Vendredi 2 septembre

La lumière faiblit et des rayons de ténèbres s’abattent sur le petit groupe. Nous reculons, grièvement blessés. Et c’est là que je sais comment agir. Mes mains s’illuminent et les plaies se referment. Nous sommes prêts à repartir à l’assaut du monstre que nous affrontons. Dans les écouteurs, Z. avec dans la voix son sourire habituel :
“Tu réagis bien sous la pression.”
Cette scène a lieu durant le premier confinement, durant lequel je trompe l’ennui des 34m² de mon appartement parisien en jouant à World of Warcraft. Je suis un guérisseur, et, plus précisément, un guérisseur réactif. Ce qui signifie que mon avatar soigne ses alliés une fois les dégâts advenus, plutôt que de chercher à les protéger, de ces dégâts, ce qui est également un style de jeu possible.
Aujourd’hui, alors que je rencontre pour la première fois les Quatrièmes Rosélia, la voix de Z. me revient en tête. C’est la rentrée, les mômes sont, forcément, encore inhibés. J’ignore totalement comment ils se comporteront dans quelques semaines. Mais je sais que je suis mal à l’aise. Il m’est extrêmement difficile de travailler dans le silence. Ce que je tente, en ces premières heures, est de filer l’écheveau de notre langage commun. C’est probablement un tort : j’ouvre, d’emblée, la possibilité à la transgression. Ou je risque de les perdre, à leur demander, déjà, de participer, de patouiller des trucs.

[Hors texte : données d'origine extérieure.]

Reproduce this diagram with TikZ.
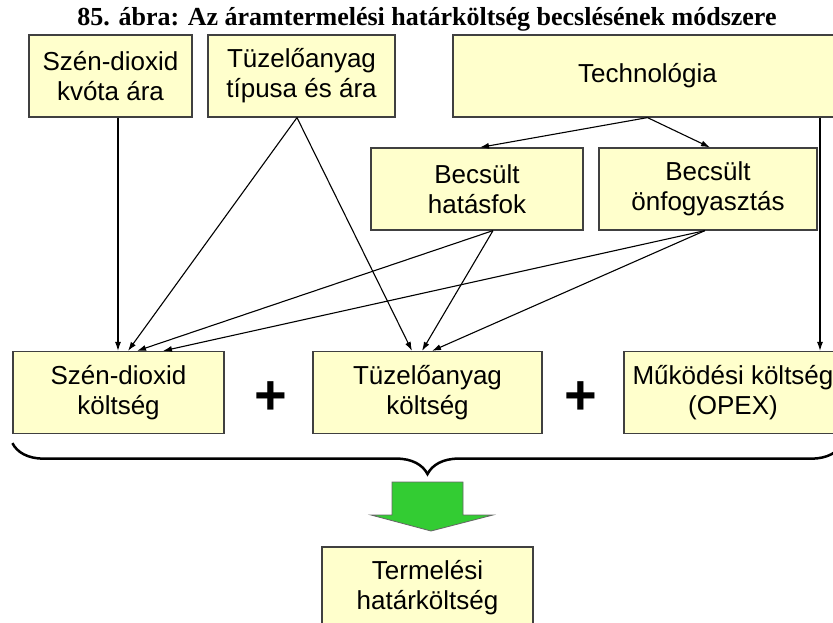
\documentclass[tikz,border=0pt]{standalone}
\usepackage{fontspec}
\setmainfont{Liberation Serif}
\setsansfont{Liberation Sans}
\usetikzlibrary{arrows.meta,decorations.pathreplacing}

\definecolor{boxfill}{HTML}{FFFFCC}
\definecolor{boxline}{HTML}{404040}
\definecolor{arrowgreen}{HTML}{33CC33}

\tikzset{
    box/.style={draw=boxline, fill=boxfill, line width=1.2pt, minimum height=82pt,
        inner sep=0pt, align=center, font=\sffamily\fontsize{26}{30}\selectfont},
    feed/.style={-{Latex[length=9pt,width=6pt]}, line width=1.1pt},
    plus/.style={inner sep=0pt, font=\sffamily\bfseries\fontsize{56}{56}\selectfont},
}

\begin{document}
\begin{tikzpicture}[x=1pt, y=-1pt]
    \useasboundingbox (0,0) rectangle (833,622);
    \clip (0,0) rectangle (833,622);

    \node[font=\bfseries\fontsize{26}{30}\selectfont] (title) at (427,19)
        {85. ábra: Az áramtermelési határköltség becslésének módszere};

% name/x/y/width/text
\foreach \name/\x/\y/\w/\txt in {
    kvota/110.5/76/163/{Szén-dioxid\\kvóta ára},
    tipus/301.5/76/187/{Tüzelőanyag\\típusa és ára},
    techn/647.5/76/389/{Technológia},
    hatas/477/189/212/{Becsült\\hatásfok},
    onfogy/708/189/218/{Becsült\\önfogyasztás},
    cokolts/118.5/392.5/211/{Szén-dioxid\\költség},
    tuzkolts/427.5/392.5/229/{Tüzelőanyag\\költség},
    opex/733/392.5/218/{Működési költség\\(OPEX)},
    hatar/427.5/588/211/{Termelési\\határköltség}}{
    \node[box, minimum width=\w pt] (\name) at (\x,\y) {\txt};
}

    \node[plus] (plusa) at (271,398) {+};
    \node[plus] (plusb) at (581,398) {+};

    % inputs
    \draw[feed] ([xshift=7.5pt]kvota.south) -- ([xshift=-0.5pt]cokolts.north);
    \draw[feed] ([xshift=-4.5pt]tipus.south) -- ([xshift=9.5pt]cokolts.north);
    \draw[feed] ([xshift=-4.5pt]tipus.south) -- ([xshift=-15.5pt]tuzkolts.north);
    \draw[feed] (techn.south) -- ([xshift=3pt]hatas.north);
    \draw[feed] (techn.south) -- ([xshift=2pt]onfogy.north);
    \draw[feed] ([xshift=172.5pt]techn.south) -- ([xshift=87pt]opex.north);

    % estimates
    \draw[feed] ([xshift=16pt]hatas.south) -- ([xshift=18.5pt]cokolts.north);
    \draw[feed] ([xshift=16pt]hatas.south) -- ([xshift=-5.5pt]tuzkolts.north);
    \draw[feed] ([xshift=-3pt]onfogy.south) -- ([xshift=44.5pt]cokolts.north);
    \draw[feed] ([xshift=-3pt]onfogy.south) -- ([xshift=4.5pt]tuzkolts.north);

    % sum
    \draw[line width=2.5pt, decorate, decoration={brace, mirror, amplitude=31pt}]
        ([yshift=-9pt]cokolts.south west) -- ([yshift=-9pt]opex.south east);
    \filldraw[fill=arrowgreen, draw=black!60, line width=0.8pt]
        (392,482) -- (463,482) -- (463,515) -- (493,515) -- (431,531)
        -- (371,515) -- (392,515) -- cycle;
\end{tikzpicture}
\end{document}
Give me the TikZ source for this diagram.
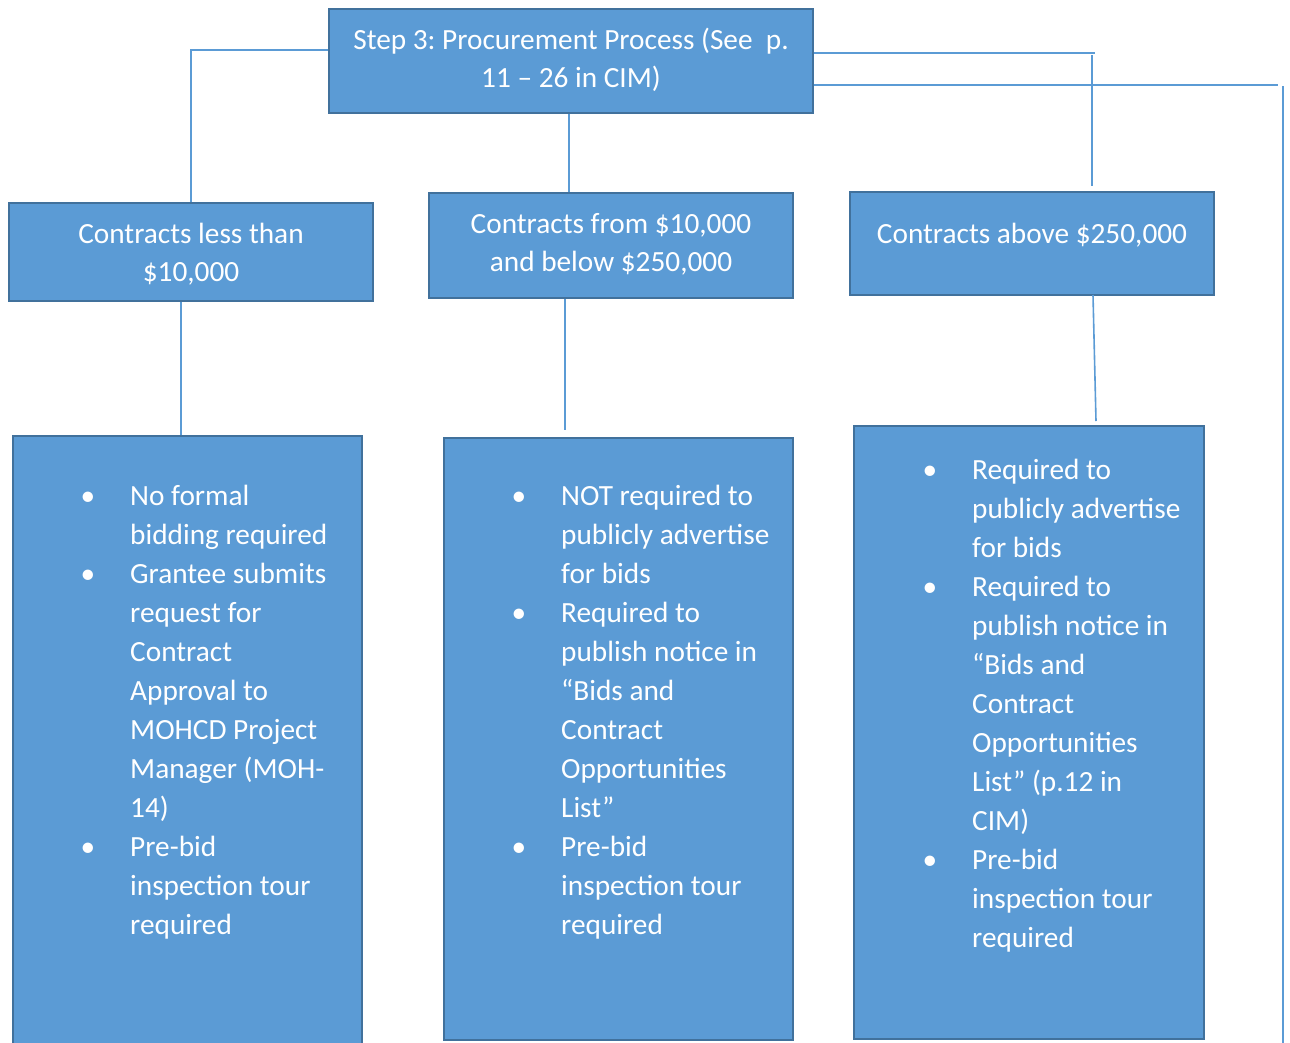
\documentclass[tikz,border=0pt]{standalone}
\usepackage{fontspec}
\setmainfont{Carlito}
\frenchspacing
\definecolor{boxfill}{HTML}{5B9BD5}
\definecolor{boxline}{HTML}{41719C}
\definecolor{connclr}{HTML}{5B9BD5}
\tikzset{
  box/.style={draw=boxline, fill=boxfill, line width=2.5pt, rectangle, inner sep=0pt},
  hdtxt/.style={text=white, font=\fontsize{29.3}{38}\selectfont\frenchspacing, inner sep=0pt, anchor=base},
  bodytxt/.style={text=white, font=\fontsize{29.3}{39}\selectfont\frenchspacing, inner sep=0pt, anchor=base west},
  connline/.style={draw=connclr, line width=1.6pt},
}
\newcommand\bl{\leavevmode\llap{\textbullet\hspace{35pt}}}
\begin{document}
\begin{tikzpicture}[x=1pt,y=-1pt]
\useasboundingbox (0,0) rectangle (1290,1042);
% connectors
\coordinate (r1a) at (1092,55);
\coordinate (r1b) at (1092,186);
\coordinate (r1e) at (1095,53);
\coordinate (r2e) at (1278,85);
\coordinate (r2a) at (1283,86);
\coordinate (r2b) at (1283,1046);
\coordinate (c3a) at (1093,295);
\coordinate (c3b) at (1096,421);
% boxes
\node[box, minimum width=484pt, minimum height=104pt] (top) at (571,61) {};
\node[box, minimum width=364pt, minimum height=98pt] (A) at (191,252) {};
\node[box, minimum width=364pt, minimum height=105pt] (B) at (611,245.5) {};
\node[box, minimum width=364pt, minimum height=103pt] (C) at (1032,243.5) {};
\node[box, minimum width=349pt, minimum height=614pt] (D) at (187.5,743) {};
\node[box, minimum width=349pt, minimum height=602pt] (E) at (618.5,739) {};
\node[box, minimum width=350pt, minimum height=613pt] (F) at (1029,732.5) {};
% lines
\draw[connline] ([yshift=11pt]top.west) -| (A.north);
\draw[connline] ([xshift=-2pt]top.south) -- ([xshift=-2pt]top.south |- B.north);
\draw[connline] ([yshift=8pt]top.east) -- (r1e);
\draw[connline] (r1a) -- (r1b);
\draw[connline] ([yshift=-24pt]top.east) -- (r2e);
\draw[connline] (r2a) -- (r2b);
\draw[connline] ([xshift=-10pt]A.south) -- ([xshift=-10pt]A.south |- D.north);
\draw[connline] ([xshift=-46pt]B.south) -- ([xshift=-46pt]B.south |- 0,430);
\draw[connline] (c3a) -- (c3b);
% texts
\node[hdtxt] (toptext) at (571,49) {\parbox[t]{480pt}{\centering Step 3: Procurement Process (See\ \ p.\\ 11 – 26 in CIM)}};
\node[hdtxt] (Atext) at (191,243) {\parbox[t]{360pt}{\centering Contracts less than\\ \$10,000}};
\node[hdtxt] (Btext) at (611,233) {\parbox[t]{360pt}{\centering Contracts from \$10,000\\ and below \$250,000}};
\node[hdtxt] (Ctext) at (1032,243) {\parbox[t]{360pt}{\centering Contracts above \$250,000}};
\node[bodytxt] (Dtext) at (130,505) {\parbox[t]{240pt}{\raggedright
\bl No formal\\ bidding required\\ \bl Grantee submits\\ request for\\ Contract\\ Approval to\\ MOHCD Project\\ Manager (MOH-\\ 14)\\ \bl Pre-bid\\ inspection tour\\ required}};
\node[bodytxt] (Etext) at (561,505) {\parbox[t]{240pt}{\raggedright
\bl NOT required to\\ publicly advertise\\ for bids\\ \bl Required to\\ publish notice in\\ “Bids and\\ Contract\\ Opportunities\\ List”\\ \bl Pre-bid\\ inspection tour\\ required}};
\node[bodytxt] (Ftext) at (972,479) {\parbox[t]{240pt}{\raggedright
\bl Required to\\ publicly advertise\\ for bids\\ \bl Required to\\ publish notice in\\ “Bids and\\ Contract\\ Opportunities\\ List” (p.12 in\\ CIM)\\ \bl Pre-bid\\ inspection tour\\ required}};
\end{tikzpicture}
\end{document}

Mais il le faut. J’ai pontifié à qui voulait l’entendre qu’on ne pouvait appliquer de méthodes qui ne correspondaient pas à sa personnalité : je l’assume. J’ai besoin de rebondir sur leurs interventions, de sculpter cet espace à l’aune de leurs voix, de leurs réussites et de leurs refus. Les premières heures me terrifient parce qu’elles sont vides. Finalement, mes premiers cours, mes premières paroles pourraient se résumer à “qui êtes-vous ?” Je suis dans le noir. Et leurs regards, leur langage, comme des torches.
Ils ont l’air chouette. Une fois que nous nous serons vus, vraiment vus, que nous auront pris la mesure les uns des autres, je saurai s’ils le sont vraiment. J’ai hâte.